Acceptability by the community. The business operations are allowed within society.
Favourable government policy of taxation for example low tax rates, tax exemptions, and so
forth.
Presence of well developed infrastructure like roads, buildings, electricity, among others.
business competitors
Labour requirements
Technology requirements
Cost of buildings
Transport requirements
3. Financial viability study. This shows how attractive or hopeless a business idea is from a
financial point of view.
Capacity utilization of the project. This is the ability of the business to use the available
resources to bring productivity.
Income estimates. That is, how much revenue to receive in a given period of time.
Expenditure estimates. That is, how much money to spend out in a given period of time.
Profitability estimates. That is, the expected return on investment in a given period of time.
Risk mitigation/risk control. Involves coming up with potential ways of reducing business
risks.
Estimated cash flow. Involves identifying the possible sources of cash inflow and cash
outflow.
4. Legal feasibility study. This shows the ability of the business to operate within the available
business laws.
5. Environmental feasibility study. This shows the ability of the business to be implemented
while observing the set environmental standards.
6. Cultural feasibility study. This shows the ability of the business to be implemented while
observing existing cultural beliefs and practices.
Purpose of carrying out a feasibility study
To find out the potential current market
To find out the Estimated total business costs. E.g. fixed capital costs, working capital costs,
startup capital costs
To identify the Sources of finance. E.g. personal savings, bank loans, sell of shares
To establish income estimates. That is, how much revenue to receive in a given period of time.
To come up with Expenditure estimates. That is, how much money to spend out in a given
period of time.
To establish Profitability estimates. That is, the expected return on investment in a given
period of time.
To carry out a Risk analysis. Involves finding out the potential business risks.
To come up with different Risk mitigation/risk control measures. Involves coming up with
potential ways of reducing business risks.

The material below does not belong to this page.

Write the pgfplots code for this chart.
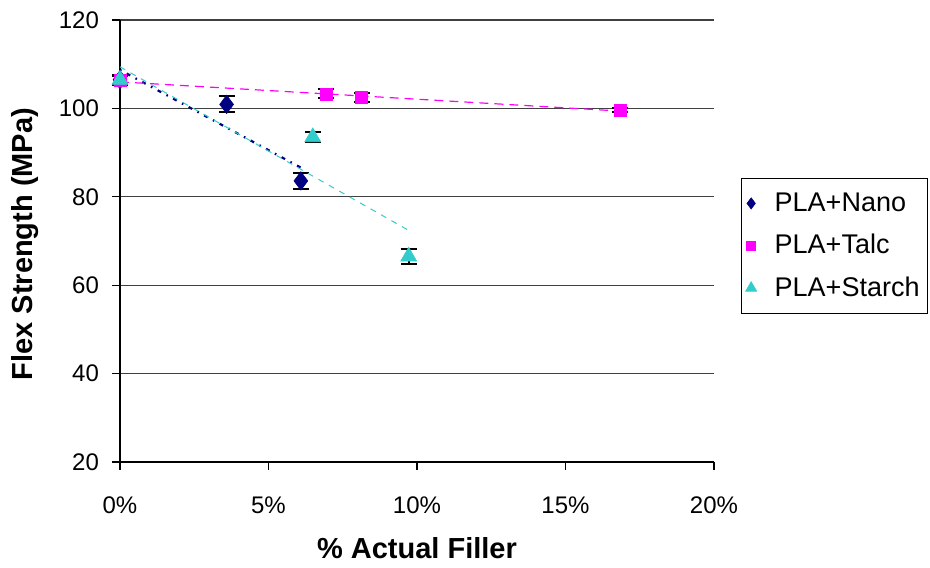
\documentclass[border=0pt]{standalone}
\usepackage{fontspec}
\setmainfont{Liberation Sans}
\usepackage{pgfplots}
\pgfplotsset{compat=1.18}
\definecolor{navyc}{RGB}{0,0,128}
\definecolor{magc}{RGB}{255,0,255}
\definecolor{turq}{RGB}{51,204,204}
\pgfplotsset{mylegimg/.style={legend image code/.code={\draw[##1, mark size=#1] plot coordinates {(0pt,0pt)};}}}
\begin{document}
\begin{tikzpicture}
\useasboundingbox (-60pt,-52.5pt) rectangle (405pt,231pt);
\begin{axis}[
  scale only axis, width=297pt, height=221pt,
  xmin=0, xmax=20, ymin=20, ymax=120,
  xtick={0,5,10,15,20}, ytick={20,40,...,120},
  axis lines=left, axis line style={-, black, line width=0.6pt},
  tick align=outside, major tick length=4pt,
  tick style={black, line width=0.6pt},
  ymajorgrids, grid style={black!75, line width=0.6pt},
  /pgf/number format/assume math mode=true,
  xticklabel={\pgfmathprintnumber{\tick}\%},
  ticklabel style={font=\fontsize{12}{14}\selectfont},
  xticklabel style={yshift=-10pt},
  yticklabel style={xshift=-3pt},
  xlabel={\% Actual Filler},
  ylabel={Flex Strength (MPa)},
  label style={font=\fontsize{14.5}{17}\selectfont\bfseries},
  xlabel style={at={([yshift=-43pt]axis description cs:0.5,0)}, anchor=center},
  ylabel style={at={([xshift=-47.5pt]axis description cs:0,0.493)}, anchor=center},
  clip=false,
  legend cell align=left,
  legend style={at={(axis description cs:1.0455,0.6425)}, anchor=north west,
    draw=black, line width=0.6pt, font=\fontsize{13.5}{16}\selectfont,
    row sep=6pt, column sep=7pt, inner xsep=2pt, inner ysep=5pt},
]
\addplot[only marks, color=navyc, mark=diamond*, mark size=4.6pt,
  mark options={fill=navyc, draw=navyc, line width=0.3pt},
  mylegimg=2.8pt,
  error bars/.cd, y dir=both, y explicit,
  error bar style={black, line width=1pt},
  error mark options={rotate=90, black, mark size=4pt, line width=1pt}]
  coordinates {(0,106.5) +- (0,1.0) (3.59,100.9) +- (0,1.8) (6.09,83.6) +- (0,1.8)};
\addlegendentry{PLA+Nano}
\addplot[only marks, color=magc, mark=square*, mark size=3pt,
  mark options={fill=magc, draw=magc, line width=0.3pt},
  mylegimg=2.3pt,
  error bars/.cd, y dir=both, y explicit,
  error bar style={black, line width=1pt},
  error mark options={rotate=90, black, mark size=4pt, line width=1pt}]
  coordinates {(0,106.3) +- (0,1.0) (6.93,103.3) +- (0,1.0) (8.14,102.4) +- (0,1.0) (16.84,99.6) +- (0,0.5)};
\addlegendentry{PLA+Talc}
\addplot[only marks, color=turq, mark=triangle*, mark size=4.6pt,
  mark options={fill=turq, draw=turq, line width=0.3pt},
  mylegimg=3.2pt,
  error bars/.cd, y dir=both, y explicit,
  error bar style={black, line width=1pt},
  error mark options={rotate=90, black, mark size=4pt, line width=1pt}]
  coordinates {(0,106.5) +- (0,1.0) (6.49,93.5) +- (0,1.1) (9.72,66.5) +- (0,1.8)};
\addlegendentry{PLA+Starch}
% trend lines
\addplot[forget plot, navyc, line width=1.1pt, dash pattern=on 0.8pt off 3pt on 2pt off 3pt]
  coordinates {(0,108.7) (6.09,86.6)};
\addplot[forget plot, magc, line width=0.6pt, dash pattern=on 4.5pt off 3pt]
  coordinates {(0,106.0) (16.84,99.4)};
\addplot[forget plot, turq, line width=0.5pt, dash pattern=on 3pt off 3pt]
  coordinates {(0,109.4) (9.72,72.4)};
\end{axis}
\end{tikzpicture}
\end{document}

To identify the estimated cash flow of the business. Involves identifying the possible sources
of cash inflow and cash outflow.
Evaluating of a business opportunity
This involves determining whether it is profitable to start a given business
Steps involved in determining the profitability of a potential business
1. Deciding on the type of business. That is, manufacturing or service business and the respective
products to deal in.
3. Estimating sales. That is, how much you revenue is expected from the sale of business
products.
4. Estimating costs. That is, expenses for running the business such as rent, power, salaries and
so forth.
5. Estimating profits. This involves subtracting estimated costs from estimated sales.